Should States Let the Federal Government Set Education Standards for Schools?
Comprehensive guide to the debate over national standards
Wednesday may prove a decisive victory for those in favor of national education standards in primary and secondary school. Massachusetts may become the next state to adopt the national standards advocated by the Obama administration, which is offering extra funding in the Race to the Top competition to states agreeing to the standards by August 2. Why is Massachusetts so important? In many ways, it stands at the center of a fierce debate over standards. The state is widely regarded as "having the nation's best education system," explains as Tamar Lewin of The New York Times, and many "see the common core standards as a comedown," even though "states that adopt the standards are allowed to have additional standards, as long as the common core represents at least 85 percent of their English and mathematics standards." Comparisons of the two sets of standards have been mixed; reviews claiming the national ones to be equal or better have been criticized for getting funding from the same groups supporting the national standards.

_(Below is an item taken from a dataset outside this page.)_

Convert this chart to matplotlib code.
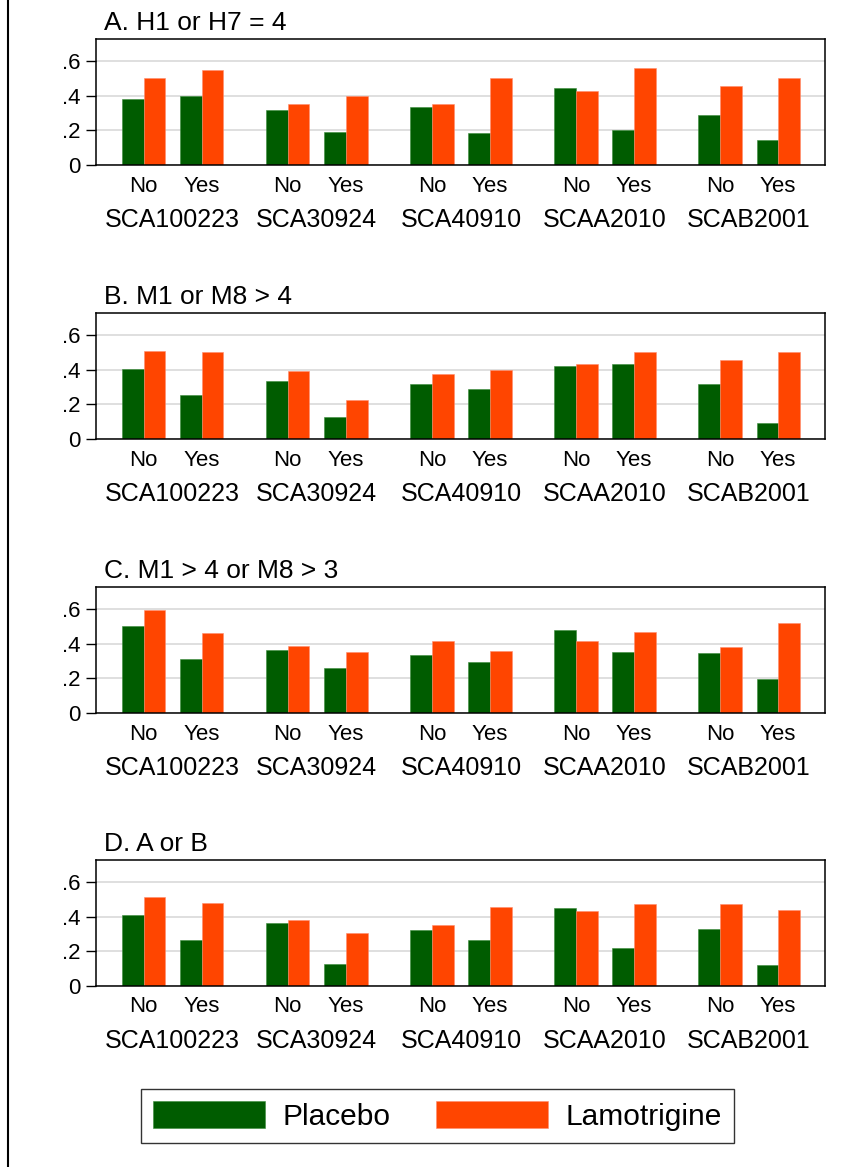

So should Massachusetts hop aboard the national train? And what about other states? Lewin notes, for example, a study "determin[ing] that the new common core standards are stronger than the English standards in 37 states and the math standards in 39 states." Some think the national system is a no-brainer, but others say the convenience of having everyone on the same page isn't worth what might be lost.
- National Standards: The One Thing We Can All Agree On "Interestingly, uniform standards is one area where teachers' unions and the education reform community can come together," observes Richard Kahlenberg in The New York Times' Room for Debate. Far from stifling creativity in the classroom, national standards are supported by the American Federation of Teachers for "mak[ing] a teacher's job more manageable ... a strong set of common standards would free teachers from both writing the script and performing it. They could, like actors, focus on interpretation and delivery."
- National Standards: Lowering the Bar The Boston Herald editorial board is outraged at Massachusetts's predicted capitulation to the national standards, pointing out that the "three sets of reviewers" claiming the standards were on par with the state's current ones were "hardly independent." In fact, the review by Sandra Stotsky, formerly on the state's Board of Elementary and Secondary Education and another participant in the Times Room for Debate discussion, found that the national standards were below those in Massachusetts. "Do we really want literature to be only 50 percent of assigned high school reading?" ask Herald editors. "Do we really want to wait until fourth grade to have students sound out multi-syllable words? No, we don't."
- On the Contrary: Students Will Benefit from These Reforms The Boston Globe, though, disagrees with both Stotsky and the Herald.
When the Common Core diverges from the state’s standards, it’s usually for sensible reasons. The federal standard, for example, puts less emphasis on poetry, drama, and literary studies in the lower grades. But it does put more emphasis on nonfiction, with the expectation that students will be better prepared by high school to read and interpret complicated texts in science and history ... the standards draw heavily on nations with the highest achievement levels in science and technology, including Singapore.
- If So, Only In a Decidedly Anti-Enlightenment Way The Globe's argument is unlikely to convince U.C. Berkeley professor of education and public policy Bruce Fuller, who thinks "standards threaten to further routinize pedagogy." The new initiative abandons, he argues, the lessons of "the Enlightenment when progressives first nudged educators to nurture in children a sense of curiosity and how to question dominant doctrine persuasively." The Obama administration's "surgical" approach to education reform may be "understandable," he says, but it's also "wrong." Fellow Room for Debate participant Alfie Kohn agrees, writing that "the biggest fans of standardizing education are those who look at our children and see only future employees." Meanwhile, "no good data support the value of national standards. Even if you regard standardized test results as evidence of meaningful achievement (which I do not)," he writes, "it turns out that while most high-scoring countries have centralized education systems, so do most of the lowest-scoring countries." He's not sure the mere convenience "particularly for companies that produce curriculum and tests--[of having] all fourth graders learn the same thing" is worth it.
- Removing the Power to Educate Neal McCluskey at Cato worries that states giving up control will lead not just to lower standards now in states like Massachusetts, but lower standards in the future: states with the best intentions will sit helpless while "the same political forces that have smushed centralized standards and accountability in almost every state ... will just do their dirty work at the federal rather than state level ... but they will have the added benefit of one-stop shopping."